*Given entries:*
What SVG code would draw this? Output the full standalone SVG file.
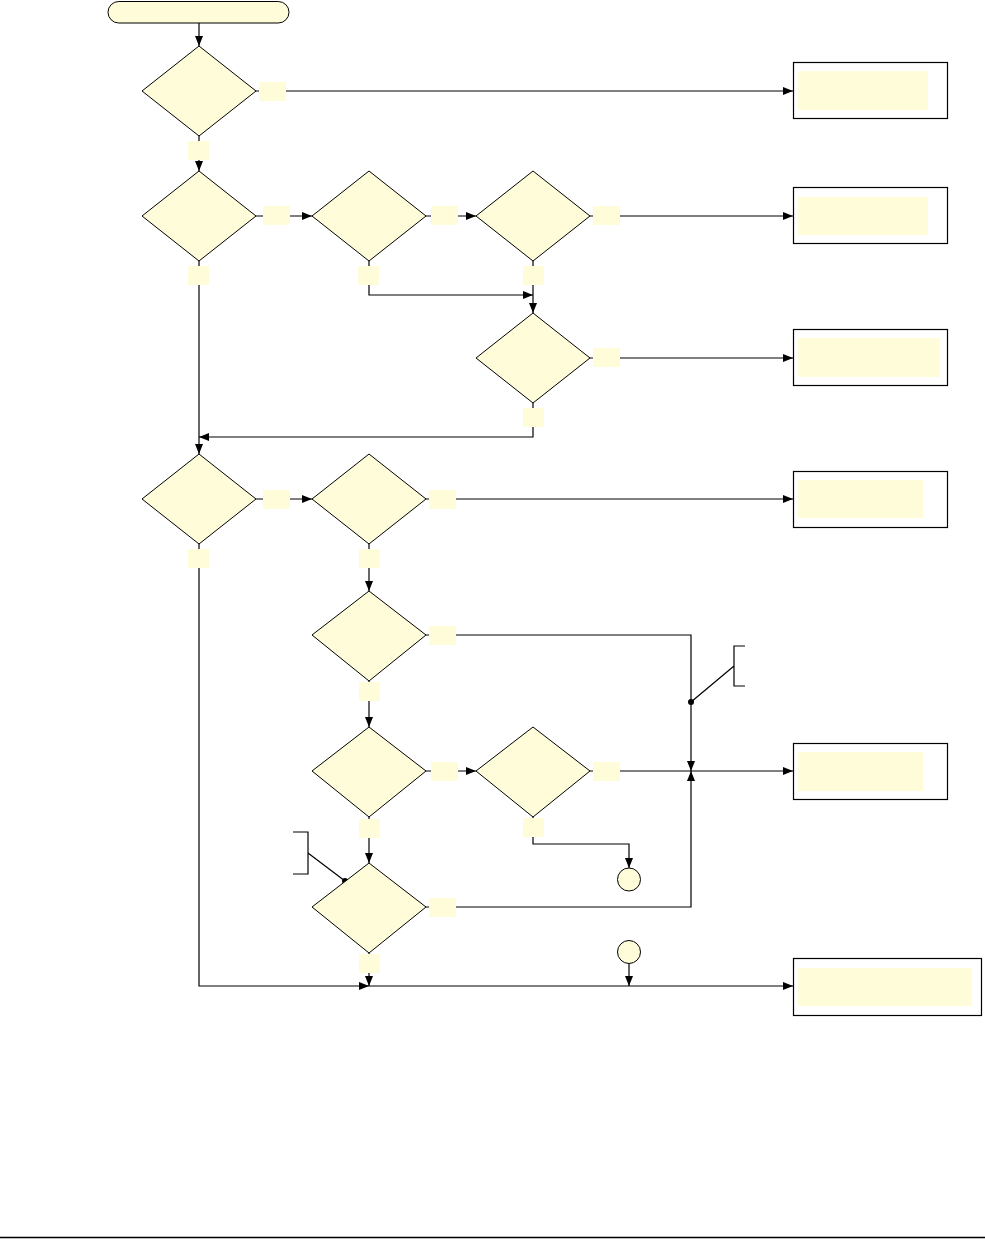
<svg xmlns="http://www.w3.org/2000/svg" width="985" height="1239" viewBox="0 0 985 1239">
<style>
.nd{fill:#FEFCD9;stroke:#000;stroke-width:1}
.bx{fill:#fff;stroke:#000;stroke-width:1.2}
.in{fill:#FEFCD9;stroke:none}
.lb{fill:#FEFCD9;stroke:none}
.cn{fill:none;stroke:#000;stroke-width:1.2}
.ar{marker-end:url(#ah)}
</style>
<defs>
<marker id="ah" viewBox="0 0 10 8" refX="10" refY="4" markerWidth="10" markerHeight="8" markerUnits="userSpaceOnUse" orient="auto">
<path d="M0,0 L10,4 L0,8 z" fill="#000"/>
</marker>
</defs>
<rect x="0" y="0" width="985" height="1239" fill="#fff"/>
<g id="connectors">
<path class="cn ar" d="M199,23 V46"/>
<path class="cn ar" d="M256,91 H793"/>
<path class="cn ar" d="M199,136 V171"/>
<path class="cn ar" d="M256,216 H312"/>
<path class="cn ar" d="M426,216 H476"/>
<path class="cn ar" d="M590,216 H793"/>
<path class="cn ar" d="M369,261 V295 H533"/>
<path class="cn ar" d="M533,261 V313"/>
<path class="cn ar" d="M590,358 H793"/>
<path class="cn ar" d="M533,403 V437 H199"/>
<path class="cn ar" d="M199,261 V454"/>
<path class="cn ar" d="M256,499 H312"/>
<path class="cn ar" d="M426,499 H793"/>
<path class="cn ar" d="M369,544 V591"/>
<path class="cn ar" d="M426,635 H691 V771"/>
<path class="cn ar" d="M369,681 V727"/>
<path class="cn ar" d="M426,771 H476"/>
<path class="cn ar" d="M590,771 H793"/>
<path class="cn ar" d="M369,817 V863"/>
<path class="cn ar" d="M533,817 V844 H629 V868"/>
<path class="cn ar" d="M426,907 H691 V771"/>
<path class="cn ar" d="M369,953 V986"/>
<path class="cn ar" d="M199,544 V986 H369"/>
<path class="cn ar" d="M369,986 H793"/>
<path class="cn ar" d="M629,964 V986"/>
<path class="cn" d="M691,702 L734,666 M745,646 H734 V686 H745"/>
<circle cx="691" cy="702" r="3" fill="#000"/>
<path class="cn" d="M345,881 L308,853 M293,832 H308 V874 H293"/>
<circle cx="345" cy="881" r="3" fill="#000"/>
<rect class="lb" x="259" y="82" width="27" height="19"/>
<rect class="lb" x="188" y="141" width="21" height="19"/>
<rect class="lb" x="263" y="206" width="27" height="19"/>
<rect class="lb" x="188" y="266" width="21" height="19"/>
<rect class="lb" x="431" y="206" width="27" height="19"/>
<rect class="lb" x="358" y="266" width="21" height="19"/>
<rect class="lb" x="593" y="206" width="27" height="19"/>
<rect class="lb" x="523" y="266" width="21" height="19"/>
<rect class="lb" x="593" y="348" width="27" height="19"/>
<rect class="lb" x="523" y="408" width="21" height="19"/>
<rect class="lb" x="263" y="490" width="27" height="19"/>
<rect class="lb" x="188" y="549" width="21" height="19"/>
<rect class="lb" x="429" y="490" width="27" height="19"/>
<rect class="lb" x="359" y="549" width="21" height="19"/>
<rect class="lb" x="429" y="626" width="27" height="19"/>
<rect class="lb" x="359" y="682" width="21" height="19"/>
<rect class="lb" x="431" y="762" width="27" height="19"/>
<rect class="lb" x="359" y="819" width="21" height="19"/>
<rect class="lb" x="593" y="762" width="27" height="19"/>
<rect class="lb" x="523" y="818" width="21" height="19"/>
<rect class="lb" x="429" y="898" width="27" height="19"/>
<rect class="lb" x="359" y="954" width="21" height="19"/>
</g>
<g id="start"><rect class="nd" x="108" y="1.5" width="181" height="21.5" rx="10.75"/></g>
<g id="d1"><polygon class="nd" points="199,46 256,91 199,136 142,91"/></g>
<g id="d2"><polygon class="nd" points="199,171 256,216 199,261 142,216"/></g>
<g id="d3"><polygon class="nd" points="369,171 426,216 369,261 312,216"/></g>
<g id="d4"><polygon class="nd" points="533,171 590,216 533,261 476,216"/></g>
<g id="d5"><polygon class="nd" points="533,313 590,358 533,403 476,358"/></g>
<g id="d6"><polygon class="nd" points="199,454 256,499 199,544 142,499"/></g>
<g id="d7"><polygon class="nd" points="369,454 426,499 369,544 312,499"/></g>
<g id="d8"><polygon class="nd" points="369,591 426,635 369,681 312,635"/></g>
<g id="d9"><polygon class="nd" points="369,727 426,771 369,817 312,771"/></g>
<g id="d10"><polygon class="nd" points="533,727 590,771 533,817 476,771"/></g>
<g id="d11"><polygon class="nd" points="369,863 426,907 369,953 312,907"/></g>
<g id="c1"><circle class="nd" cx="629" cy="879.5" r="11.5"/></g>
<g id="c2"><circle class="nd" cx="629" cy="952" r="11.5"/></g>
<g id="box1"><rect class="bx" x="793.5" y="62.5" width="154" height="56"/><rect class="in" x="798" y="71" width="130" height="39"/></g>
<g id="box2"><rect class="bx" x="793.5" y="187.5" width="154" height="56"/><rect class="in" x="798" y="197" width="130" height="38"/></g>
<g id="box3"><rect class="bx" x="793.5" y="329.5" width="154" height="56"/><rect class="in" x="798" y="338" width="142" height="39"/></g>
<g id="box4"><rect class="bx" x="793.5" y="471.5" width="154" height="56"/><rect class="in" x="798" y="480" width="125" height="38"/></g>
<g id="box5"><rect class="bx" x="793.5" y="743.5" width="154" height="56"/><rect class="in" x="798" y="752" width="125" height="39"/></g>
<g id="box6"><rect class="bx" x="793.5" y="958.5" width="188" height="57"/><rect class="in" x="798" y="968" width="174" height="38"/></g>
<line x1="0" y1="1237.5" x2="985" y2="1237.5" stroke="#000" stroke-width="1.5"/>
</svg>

...

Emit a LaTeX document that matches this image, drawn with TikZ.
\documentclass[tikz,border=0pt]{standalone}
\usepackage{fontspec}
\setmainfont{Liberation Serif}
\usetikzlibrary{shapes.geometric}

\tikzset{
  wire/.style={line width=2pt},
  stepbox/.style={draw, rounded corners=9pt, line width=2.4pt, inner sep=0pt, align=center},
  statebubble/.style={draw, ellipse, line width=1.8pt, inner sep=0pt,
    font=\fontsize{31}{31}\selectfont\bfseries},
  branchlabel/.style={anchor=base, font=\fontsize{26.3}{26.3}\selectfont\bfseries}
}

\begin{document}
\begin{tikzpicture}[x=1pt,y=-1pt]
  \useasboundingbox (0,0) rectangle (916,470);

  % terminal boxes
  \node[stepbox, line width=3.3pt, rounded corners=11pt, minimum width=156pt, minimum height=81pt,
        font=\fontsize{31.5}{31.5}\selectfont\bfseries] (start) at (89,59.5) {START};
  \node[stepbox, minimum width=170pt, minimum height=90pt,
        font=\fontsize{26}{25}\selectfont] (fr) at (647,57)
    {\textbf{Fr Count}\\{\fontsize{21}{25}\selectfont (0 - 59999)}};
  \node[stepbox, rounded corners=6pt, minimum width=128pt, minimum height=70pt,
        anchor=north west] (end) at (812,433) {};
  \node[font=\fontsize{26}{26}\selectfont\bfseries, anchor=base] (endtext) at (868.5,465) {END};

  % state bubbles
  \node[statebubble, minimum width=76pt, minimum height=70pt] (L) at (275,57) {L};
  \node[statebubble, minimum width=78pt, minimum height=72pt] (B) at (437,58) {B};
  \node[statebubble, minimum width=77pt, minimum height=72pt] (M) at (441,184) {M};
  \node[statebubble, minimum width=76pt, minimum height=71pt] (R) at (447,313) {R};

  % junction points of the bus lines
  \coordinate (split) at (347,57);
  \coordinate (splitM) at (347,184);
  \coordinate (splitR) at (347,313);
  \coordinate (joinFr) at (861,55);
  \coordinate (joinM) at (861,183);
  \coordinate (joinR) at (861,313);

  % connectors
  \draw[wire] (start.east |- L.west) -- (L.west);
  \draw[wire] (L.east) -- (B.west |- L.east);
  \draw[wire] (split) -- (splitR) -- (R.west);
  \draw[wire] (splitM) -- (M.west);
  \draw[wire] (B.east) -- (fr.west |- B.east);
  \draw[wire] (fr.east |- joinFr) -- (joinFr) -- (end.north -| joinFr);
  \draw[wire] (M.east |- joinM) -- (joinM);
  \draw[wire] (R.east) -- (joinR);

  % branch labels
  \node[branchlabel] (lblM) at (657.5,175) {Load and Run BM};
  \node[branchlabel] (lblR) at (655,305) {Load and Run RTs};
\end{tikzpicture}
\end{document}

---

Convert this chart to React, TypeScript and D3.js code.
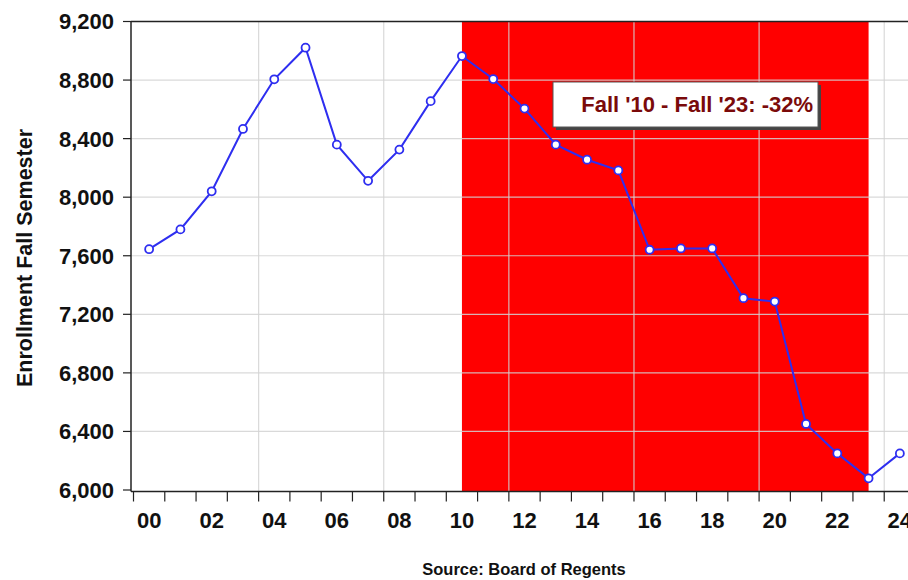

*Exercise objective:* With the first line being the one containing "Emit a LaTeX" and the last line the one containing "(joinR) at (861,313);", transcribe exactly the lines above that fall in that range.

*Output of the task:*
Emit a LaTeX document that matches this image, drawn with TikZ.
\documentclass[tikz,border=0pt]{standalone}
\usepackage{fontspec}
\setmainfont{Liberation Serif}
\usetikzlibrary{shapes.geometric}

\tikzset{
  wire/.style={line width=2pt},
  stepbox/.style={draw, rounded corners=9pt, line width=2.4pt, inner sep=0pt, align=center},
  statebubble/.style={draw, ellipse, line width=1.8pt, inner sep=0pt,
    font=\fontsize{31}{31}\selectfont\bfseries},
  branchlabel/.style={anchor=base, font=\fontsize{26.3}{26.3}\selectfont\bfseries}
}

\begin{document}
\begin{tikzpicture}[x=1pt,y=-1pt]
  \useasboundingbox (0,0) rectangle (916,470);

  % terminal boxes
  \node[stepbox, line width=3.3pt, rounded corners=11pt, minimum width=156pt, minimum height=81pt,
        font=\fontsize{31.5}{31.5}\selectfont\bfseries] (start) at (89,59.5) {START};
  \node[stepbox, minimum width=170pt, minimum height=90pt,
        font=\fontsize{26}{25}\selectfont] (fr) at (647,57)
    {\textbf{Fr Count}\\{\fontsize{21}{25}\selectfont (0 - 59999)}};
  \node[stepbox, rounded corners=6pt, minimum width=128pt, minimum height=70pt,
        anchor=north west] (end) at (812,433) {};
  \node[font=\fontsize{26}{26}\selectfont\bfseries, anchor=base] (endtext) at (868.5,465) {END};

  % state bubbles
  \node[statebubble, minimum width=76pt, minimum height=70pt] (L) at (275,57) {L};
  \node[statebubble, minimum width=78pt, minimum height=72pt] (B) at (437,58) {B};
  \node[statebubble, minimum width=77pt, minimum height=72pt] (M) at (441,184) {M};
  \node[statebubble, minimum width=76pt, minimum height=71pt] (R) at (447,313) {R};

  % junction points of the bus lines
  \coordinate (split) at (347,57);
  \coordinate (splitM) at (347,184);
  \coordinate (splitR) at (347,313);
  \coordinate (joinFr) at (861,55);
  \coordinate (joinM) at (861,183);
  \coordinate (joinR) at (861,313);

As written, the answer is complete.